Homer sometimes compares fallen warriors with felled trees. The same comparison appears in Horace, Odes 4.6.9-12 (describing the death of Achilles):
Like a pine tree struck with the biting steel or a cypress blown over by the East Wind, he fell on his face, covering much ground, and he laid his neck in the dust of Troy.

ille, mordaci velut icta ferro
pinus aut impulsa cupressus Euro,
procidit late posuitque collum in
    pulvere Teucro.
We now know that Horace was influenced here by Simonides, fragment 11, lines 1-12, tr. M.L. West, Greek Lyric Poetry (1993; rpt. Oxford: Oxford University Press, 2008), p. 168:
str[uck you ... and you fell, as when a larch]

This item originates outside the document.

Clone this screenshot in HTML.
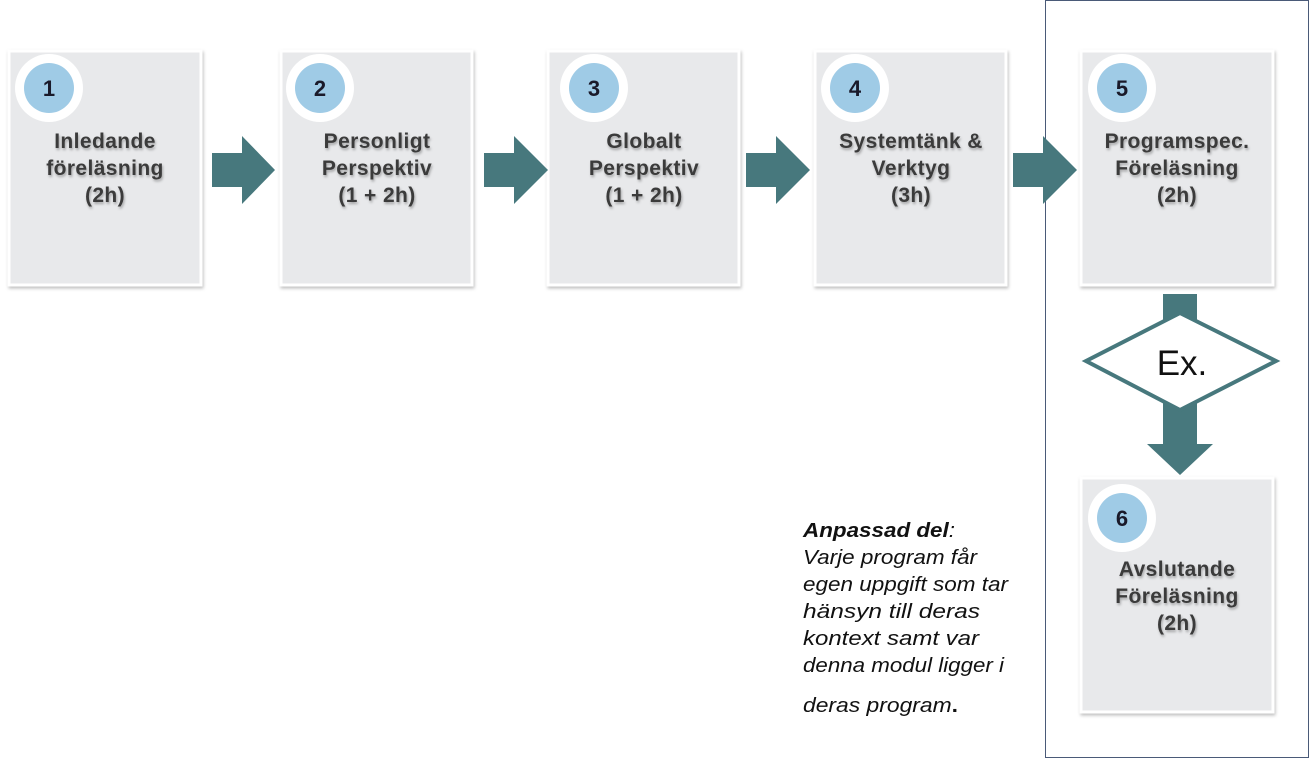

    or pine-tree in the [lonely mountain] glades
is felled by woodcutters ...
    and much ...
[A great grief seized] the war-host; [much they honoured you,]
    [and with Patr]oclus' [ashes mingled yours.]
[It was no ordinary mortal] laid you low,
    ['twas by Apoll]o's hand [that you were struck.]
[Athena] was at [hand, and smote the famous t]own[n]
    [with Hera; they were wro]th with Priam's sons
[because of P]aris' wickedness. The car of God's
    Justice o'ertakes [the sinner in the end.]
I'm too lazy to transcribe the Greek, which can be found (among other places) in Alessandro Barchiesi, "Simonides and Horace on the Death of Achilles," Arethusa 29 (1996) 247–253 (at 247). Barchiesi makes an interesting observation on p. 251 (footnotes omitted):
At the risk of sounding too rationalistic, I would note that tradition has it that Achilles was not struck at the throat or the breast—as is usually the case with Homeric warriors who fall to the ground "like a tree"—but at the heel or ankle. Achilles' fall is modeled on that of a tall pine, not only because of its height, but also because his body was felled by a blow to the base, just like a tall trunk assailed almost at its root by the woodcutters.